You cannot, therefore, deal with your hideousness and self-absorption through the moral law, by trying to be a good person through an act of the will.
You need a complete transformation of the very motives of the heart.
The devil, if anything, prefers Pharisees – men and women who try to save themselves. They are more unhappy than either mature Christians or irreligious people, and they do a lot more spiritual damage.”
What do you think about what he said?
Seriously, I think that some of the crankiest people I know are men and women who are trying to save themselves by “trying harder.”
Folks who are “trying harder” or “trying my best” may have religion… but they are not Christians.
St. Paul says that we’re connected to God NOT because of what we DO but because of who we TRUST!
So what does that look like? How does a Christian connect to God?

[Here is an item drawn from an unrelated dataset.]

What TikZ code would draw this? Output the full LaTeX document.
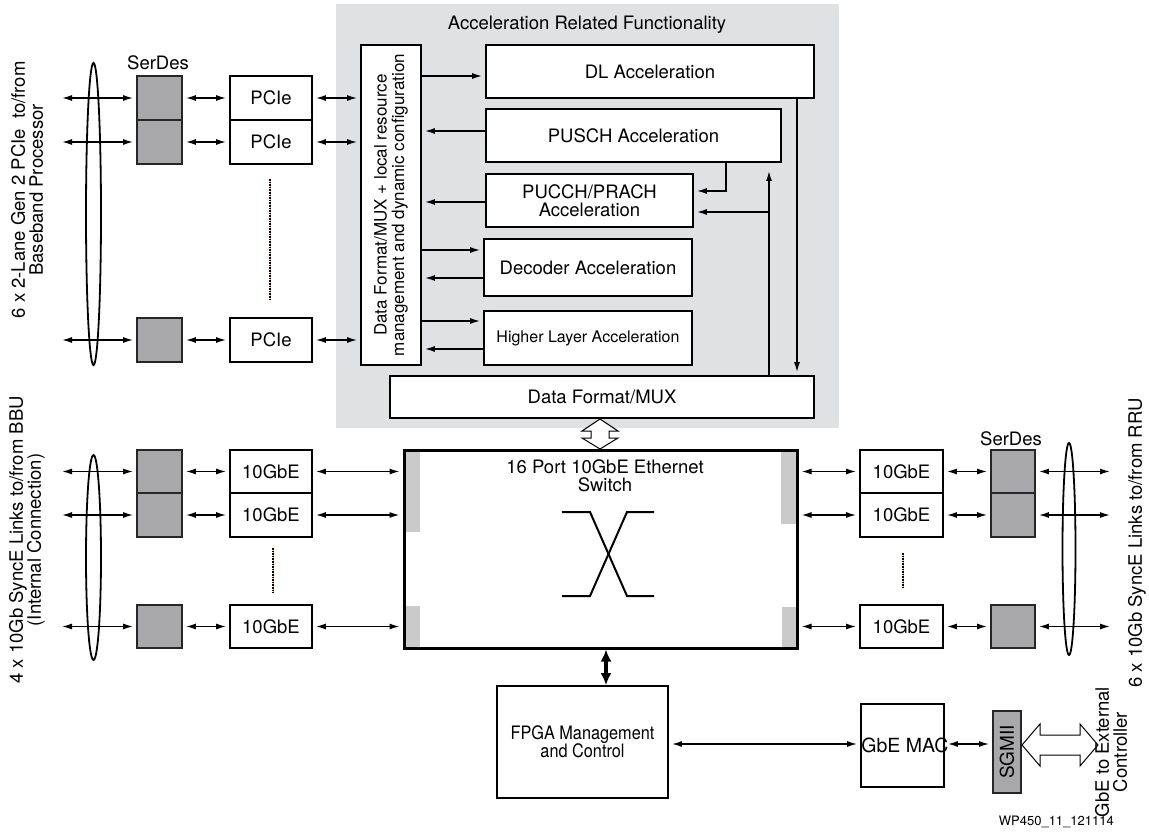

Here’s what St. Paul wrote:
“My old self has been crucified with Christ. It is no longer I who live, but Christ lives in me. So I live in this earthly body by trusting in the Son of God, who loved me and gave himself for me.” (Galatians 2:16-20 NLT)
This is how Christians live! By listening to and following the leadership of the Spirit of God inside of us. He loves us. We trust Him. We speaks… we trust Him. We asks us to stop… we trust Him enough to stop. He tells us to go… we trust Him enough to go.
My prayer for Church180 is that we will be a church filled with men and women who trust God and let Him lead our lives… and in the process begin changing the questions that people ask about church and Christians!
Let’s change it from “What do I wear” to “How can I become one?”
That’ll happen when we stop trying so hard to save ourselves and simply start trusting the leadership of the Spirit of God who lives inside of us when we trust Jesus to connect us to God!